4.1 Migration of foreshock activity along a plane
The clear hypocenter migration observed for the foreshock sequence suggests that aseismic physical processes controlled this sequence. In fact, the seismicity rate of the foreshock sequence could not be reproduced by the ETAS model, suggesting that the earthquake-to-earthquake interaction cannot explain this sequence. Thus, the foreshock sequence must be understood as temporary increase in the background seismicity rate, similar to that of the earthquake swarm.

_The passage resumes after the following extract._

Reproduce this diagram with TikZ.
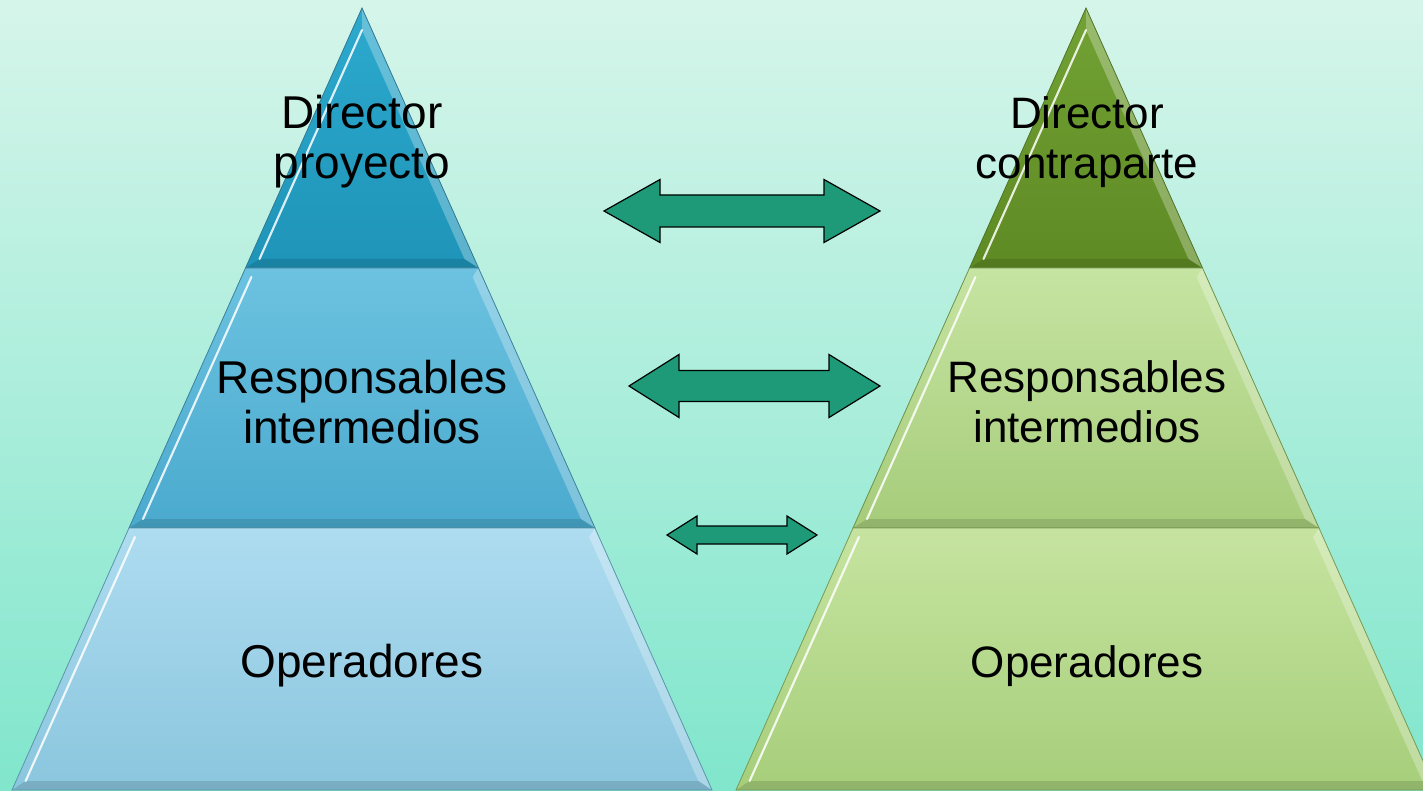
\documentclass[tikz,border=0pt]{standalone}
\usepackage{fontspec}
\setmainfont{Liberation Sans}
\begin{document}
\begin{tikzpicture}[x=0.75pt,y=0.75pt,yscale=-1,xscale=1,
  edge/.style={line width=0.6pt},
  shine/.style={draw=white,draw opacity=0.85,line width=1.6pt,line cap=round},
  lightband/.style={fill=white,fill opacity=0.28},
  darkband/.style={fill=black,fill opacity=0.12},
  blockarrow/.style={fill={rgb, 255:red, 30; green, 154; blue, 120},draw=black,line width=0.9pt,line join=miter},
  label/.style={inner sep=0.75pt,align=center,font=\fontsize{34.5}{37.5}\selectfont},
  labelR/.style={label,font=\fontsize{33}{37.5}\selectfont}]
\useasboundingbox (0,0) rectangle (1423,791);
%Background
\shade [top color={rgb, 255:red, 214; green, 245; blue, 234}, bottom color={rgb, 255:red, 128; green, 230; blue, 204}] (0,0) rectangle (1423,791);

%Shape: Pyramid left, top tier
\shade [top color={rgb, 255:red, 44; green, 170; blue, 206}, bottom color={rgb, 255:red, 30; green, 148; blue, 184}] (362,8) -- (478.5,268) -- (245.5,268) -- cycle ;
\fill [lightband] (362,8) -- (478.5,268) -- (464.5,259) -- (362,30) -- cycle ;
\fill [darkband] (245.5,268) -- (478.5,268) -- (464.5,259) -- (259.5,259) -- cycle ;
\draw [shine] (362,30) -- (259.5,259) ;
\draw [edge, draw={rgb, 255:red, 50; green, 120; blue, 145}] (362,8) -- (478.5,268) -- (245.5,268) -- cycle ;
%Shape: Pyramid left, middle tier
\shade [top color={rgb, 255:red, 108; green, 194; blue, 224}, bottom color={rgb, 255:red, 74; green, 170; blue, 206}] (245.5,268) -- (478.5,268) -- (595,528) -- (129,528) -- cycle ;
\fill [lightband] (478.5,268) -- (595,528) -- (581,519) -- (472.6,277) -- cycle ;
\fill [darkband] (129,528) -- (595,528) -- (581,519) -- (143,519) -- cycle ;
\draw [shine] (251.4,277) -- (143,519) ;
\draw [edge, draw={rgb, 255:red, 60; green, 130; blue, 155}] (245.5,268) -- (478.5,268) -- (595,528) -- (129,528) -- cycle ;
%Shape: Pyramid left, bottom tier
\shade [top color={rgb, 255:red, 174; green, 220; blue, 240}, bottom color={rgb, 255:red, 138; green, 198; blue, 222}] (129,528) -- (595,528) -- (712,790) -- (12,790) -- cycle ;
\fill [lightband] (595,528) -- (712,790) -- (698.4,781) -- (589.1,537) -- cycle ;
\fill [darkband] (12,790) -- (712,790) -- (698.4,781) -- (25.6,781) -- cycle ;
\draw [shine] (134.9,537) -- (25.6,781) ;
\draw [edge, draw={rgb, 255:red, 90; green, 150; blue, 170}] (129,528) -- (595,528) -- (712,790) -- (12,790) -- cycle ;

\begin{scope}[shift={(724,0)}]
%Shape: Pyramid right, top tier
\shade [top color={rgb, 255:red, 114; green, 162; blue, 52}, bottom color={rgb, 255:red, 94; green, 138; blue, 36}] (362,8) -- (478.5,268) -- (245.5,268) -- cycle ;
\fill [lightband] (362,8) -- (478.5,268) -- (464.5,259) -- (362,30) -- cycle ;
\fill [darkband] (245.5,268) -- (478.5,268) -- (464.5,259) -- (259.5,259) -- cycle ;
\draw [shine] (362,30) -- (259.5,259) ;
\draw [edge, draw={rgb, 255:red, 80; green, 115; blue, 40}] (362,8) -- (478.5,268) -- (245.5,268) -- cycle ;
%Shape: Pyramid right, middle tier
\shade [top color={rgb, 255:red, 198; green, 228; blue, 162}, bottom color={rgb, 255:red, 166; green, 204; blue, 122}] (245.5,268) -- (478.5,268) -- (595,528) -- (129,528) -- cycle ;
\fill [lightband] (478.5,268) -- (595,528) -- (581,519) -- (472.6,277) -- cycle ;
\fill [darkband] (129,528) -- (595,528) -- (581,519) -- (143,519) -- cycle ;
\draw [shine] (251.4,277) -- (143,519) ;
\draw [edge, draw={rgb, 255:red, 110; green, 145; blue, 75}] (245.5,268) -- (478.5,268) -- (595,528) -- (129,528) -- cycle ;
%Shape: Pyramid right, bottom tier
\shade [top color={rgb, 255:red, 198; green, 228; blue, 160}, bottom color={rgb, 255:red, 166; green, 206; blue, 122}] (129,528) -- (595,528) -- (712,790) -- (12,790) -- cycle ;
\fill [lightband] (595,528) -- (712,790) -- (698.4,781) -- (589.1,537) -- cycle ;
\fill [darkband] (12,790) -- (712,790) -- (698.4,781) -- (25.6,781) -- cycle ;
\draw [shine] (134.9,537) -- (25.6,781) ;
\draw [edge, draw={rgb, 255:red, 120; green, 155; blue, 85}] (129,528) -- (595,528) -- (712,790) -- (12,790) -- cycle ;
\end{scope}

%Shape: Double arrow, top
\draw [blockarrow] (604,211) -- (660,179.5) -- (660,195) -- (824,195) -- (824,179.5) -- (880,211) -- (824,242.5) -- (824,227) -- (660,227) -- (660,242.5) -- cycle ;
%Shape: Double arrow, middle
\draw [blockarrow] (629,386) -- (679,354.5) -- (679,370.5) -- (829,370.5) -- (829,354.5) -- (880,386) -- (829,417.5) -- (829,401.5) -- (679,401.5) -- (679,417.5) -- cycle ;
%Shape: Double arrow, bottom
\draw [blockarrow] (667,535) -- (697,516) -- (697,526) -- (787,526) -- (787,516) -- (817,535) -- (787,554) -- (787,544) -- (697,544) -- (697,554) -- cycle ;

% Text Node
\draw (362,142) node (dirL) [label] {Director\\proyecto};
% Text Node
\draw (362,402) node (respL) [label] {Responsables\\intermedios};
% Text Node
\draw (362,666) node (opL) [label] {Operadores};
% Text Node
\draw (1087,142) node (dirR) [labelR] {Director\\contraparte};
% Text Node
\draw (1087,402) node (respR) [labelR] {Responsables\\intermedios};
% Text Node
\draw (1087,666) node (opR) [labelR] {Operadores};

\end{tikzpicture}
\end{document}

In Fig. 10, the distances of the foreshock hypocenters from the mean location of the first three events are plotted against time. The expansion front of the pore pressure diffusion model reported in Shapiro et al. (1997) is also shown, which can be expressed by the following equation including various diffusion coefficients \(D_{h}\):
\begin{equation} \begin{matrix}r=\sqrt{4\pi D_{h}t},\#\left(9\right)\\ \end{matrix}\nonumber \\ \end{equation}
where \(r\) is the distance from the point pressure source and \(t\) is the time. In this study, we set the initiation time to 220 days before the mainshock because the seismicity rate significantly increased at this time (Fig. 1c). We also show the propagation fronts of the linear spread model that has been used for aseismic slip propagation in the past (e.g., Vidale & Shearer, 2006).